How little oil production will terminate a lease?

We have a mineral, royalty interest in one shallow oil well from the Prue sand in Lincoln county, OK.

In 2021 it only produced/sold 20 bbl. In 2022 the well produced/sold a total of 60 +/- bbl. (avg. apprx. .15 of a bbl/day).

My minerals are held by a lease agreement from 1969 that read the lease continues to be held in the secondary term " the lease is held as long as Oil, gas… is PRODUCED from said leased premises… or drilling operations are continued…"

There has not been any drilling or recompletion on this well going back decades!

How little oil must be produced by the operator to claim the well is producing oil and they have a right to hold my minerals under that old lease? Wondering if there is any case law in Oklahoma addressing this question? If .15 of a bbl./day avg. is still enough to hold the lease what amount of production/day makes it effectively insignificant under the terms of the lease agreement?

The lease only had provided for a 1/8 royalty and I’d like to force them, at least, to raise my royalty to 3/16 or 20%. They already rejected my demand to renegotiate the lease. Thanks for any comments about this topic.

We had a rumble on this. (Our operator changed, he had bought 77 wells in our county, and we didn’t know it. No signs were at the gates). I had contacted our district OCC office. They came out, several things were out of order and wrote complaint tickets to correct within a certain amount of days. One of my complaints was no production for a long long time. The previous operator was a salvage company too, so he didn’t produce anything either. We had asked him to remove ugly pump jacks. After the OCC district did their inspections, the new operator pulled the well and we get $100 at end of the year. The #1 well we griped about is on a timer for about 15 min a day to keep producing?
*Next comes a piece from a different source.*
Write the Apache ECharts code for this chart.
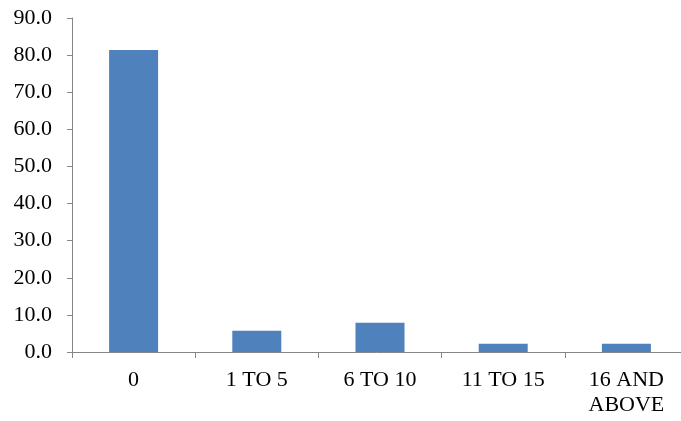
<!DOCTYPE html>
<html>
<head>
<meta charset="utf-8">
<script src="https://cdn.jsdelivr.net/npm/echarts@6/dist/echarts.min.js"></script>
<style>
html,body{margin:0;padding:0;background:#fff;}
#c{width:681px;height:421px;}
</style>
</head>
<body>
<div id="c"></div>
<script>
const categories = ['0', '1 TO 5', '6 TO 10', '11 TO 15', '16 AND\nABOVE'];
const values = [81.4, 5.7, 7.9, 2.2, 2.2];
const yTicks = { min: 0, max: 90, interval: 10 };

const chart = echarts.init(document.getElementById('c'), null, { renderer: 'canvas' });
const font = "'Liberation Serif', 'Times New Roman', serif";
chart.setOption({
  animation: false,
  backgroundColor: '#ffffff',
  grid: { left: 72, width: 616, top: 18, height: 334, containLabel: false, outerBoundsMode: 'none' },
  xAxis: {
    type: 'category',
    data: categories,
    axisLine: { lineStyle: { color: '#868686', width: 1 } },
    axisTick: { show: true, length: 6, lineStyle: { color: '#868686' } },
    axisLabel: { color: '#000', fontFamily: font, fontSize: 22, margin: 16, lineHeight: 25, interval: 0 },
    splitLine: { show: false }
  },
  yAxis: {
    type: 'value',
    min: yTicks.min, max: yTicks.max, interval: yTicks.interval,
    axisLine: { show: true, lineStyle: { color: '#868686', width: 1 } },
    axisTick: { show: true, length: 5, lineStyle: { color: '#868686' } },
    axisLabel: { color: '#000', fontFamily: font, fontSize: 22, margin: 20, formatter: v => v.toFixed(1) },
    splitLine: { show: false }
  },
  series: [{
    type: 'bar',
    data: values,
    barWidth: 49,
    itemStyle: { color: '#4F81BD' }
  }]
});
</script>
</body>
</html>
Other two have been shut in. All of this resulted in just turning the well on briefly and hard feelings with the new operator because I already had two old unresolved tickets with OCC on the previous operator. He did not know there were two unresolved ticket complaints when he bought all the wells. If there is a mortgage on well equipment, not much will get removed but you can insist they clean up salt water and fencing. Find out who the operator is through OCC.
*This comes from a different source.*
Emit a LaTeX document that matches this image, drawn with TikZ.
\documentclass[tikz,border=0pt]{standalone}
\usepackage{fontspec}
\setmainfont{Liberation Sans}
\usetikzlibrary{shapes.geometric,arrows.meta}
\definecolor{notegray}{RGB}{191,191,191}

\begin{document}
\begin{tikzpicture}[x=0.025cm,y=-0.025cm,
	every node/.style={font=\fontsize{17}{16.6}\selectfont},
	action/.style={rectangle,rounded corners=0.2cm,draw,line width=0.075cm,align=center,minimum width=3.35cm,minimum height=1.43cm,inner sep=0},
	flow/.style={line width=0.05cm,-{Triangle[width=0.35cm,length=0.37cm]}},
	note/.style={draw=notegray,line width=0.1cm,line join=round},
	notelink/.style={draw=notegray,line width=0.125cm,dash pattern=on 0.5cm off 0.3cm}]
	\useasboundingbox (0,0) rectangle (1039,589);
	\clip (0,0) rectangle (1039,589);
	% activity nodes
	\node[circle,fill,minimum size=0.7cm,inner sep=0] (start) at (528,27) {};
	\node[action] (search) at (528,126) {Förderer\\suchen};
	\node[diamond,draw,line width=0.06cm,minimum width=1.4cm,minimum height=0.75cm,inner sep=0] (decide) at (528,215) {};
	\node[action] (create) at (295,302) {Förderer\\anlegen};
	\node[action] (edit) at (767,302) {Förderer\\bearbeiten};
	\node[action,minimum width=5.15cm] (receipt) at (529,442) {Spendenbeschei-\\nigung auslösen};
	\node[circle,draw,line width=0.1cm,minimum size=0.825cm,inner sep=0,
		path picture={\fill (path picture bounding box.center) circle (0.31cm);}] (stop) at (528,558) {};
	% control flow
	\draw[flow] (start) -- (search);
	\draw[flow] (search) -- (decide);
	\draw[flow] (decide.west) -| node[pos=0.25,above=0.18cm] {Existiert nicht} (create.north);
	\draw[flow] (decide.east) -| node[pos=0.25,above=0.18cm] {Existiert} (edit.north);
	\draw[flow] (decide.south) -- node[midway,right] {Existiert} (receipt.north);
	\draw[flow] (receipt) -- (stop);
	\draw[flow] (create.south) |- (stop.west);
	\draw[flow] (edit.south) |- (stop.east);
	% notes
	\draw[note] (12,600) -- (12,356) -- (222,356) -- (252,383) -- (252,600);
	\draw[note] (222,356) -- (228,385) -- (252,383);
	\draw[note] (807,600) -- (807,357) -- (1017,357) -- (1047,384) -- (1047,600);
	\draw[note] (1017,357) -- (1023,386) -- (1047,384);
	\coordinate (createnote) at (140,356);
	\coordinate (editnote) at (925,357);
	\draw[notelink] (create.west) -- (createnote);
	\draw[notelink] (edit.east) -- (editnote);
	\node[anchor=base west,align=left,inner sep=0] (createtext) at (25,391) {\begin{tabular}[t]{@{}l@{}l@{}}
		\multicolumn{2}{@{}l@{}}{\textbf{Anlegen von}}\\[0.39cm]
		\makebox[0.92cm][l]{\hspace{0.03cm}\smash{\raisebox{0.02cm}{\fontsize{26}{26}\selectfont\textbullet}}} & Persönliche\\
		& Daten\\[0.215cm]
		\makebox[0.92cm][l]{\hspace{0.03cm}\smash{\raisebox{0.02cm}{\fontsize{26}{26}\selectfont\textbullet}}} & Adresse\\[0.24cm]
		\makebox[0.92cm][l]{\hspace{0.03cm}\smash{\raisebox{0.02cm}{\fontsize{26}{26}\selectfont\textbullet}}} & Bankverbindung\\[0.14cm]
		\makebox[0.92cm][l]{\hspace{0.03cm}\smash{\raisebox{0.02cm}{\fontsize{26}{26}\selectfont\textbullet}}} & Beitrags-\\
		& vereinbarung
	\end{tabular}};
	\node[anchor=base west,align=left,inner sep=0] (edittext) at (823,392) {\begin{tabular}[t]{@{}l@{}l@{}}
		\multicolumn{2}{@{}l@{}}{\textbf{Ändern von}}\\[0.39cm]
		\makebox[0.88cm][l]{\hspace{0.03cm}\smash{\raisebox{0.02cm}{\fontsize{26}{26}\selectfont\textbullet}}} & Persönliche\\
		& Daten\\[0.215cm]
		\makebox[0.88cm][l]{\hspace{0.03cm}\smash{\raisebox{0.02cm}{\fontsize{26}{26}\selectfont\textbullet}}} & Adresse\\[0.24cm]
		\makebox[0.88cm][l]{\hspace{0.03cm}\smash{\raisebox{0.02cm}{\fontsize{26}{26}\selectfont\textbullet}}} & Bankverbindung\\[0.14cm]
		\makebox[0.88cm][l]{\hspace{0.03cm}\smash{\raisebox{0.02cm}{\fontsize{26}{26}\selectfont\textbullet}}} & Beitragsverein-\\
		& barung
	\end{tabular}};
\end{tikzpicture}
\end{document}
Unfortunately, this is a common occurrence. The answer hinges on the words “producing” or “producing in paying quantities” in the lease language. You really want the latter phrase, but many of the very old leases only have the first word and that makes all the difference. “Paying quantities” means that the revenue from the lease has to pay the expenses such as the electricity to pump the well, personnel to some check on the well, maintenance, etc. “Producing” does not necessarily produce enough revenue to pay the expenses and can keep a well online or barely online far beyond its economic limits and hold a lease far beyond what many of us would want.

What part of Lincoln County is your acreage? Do you own the surface also?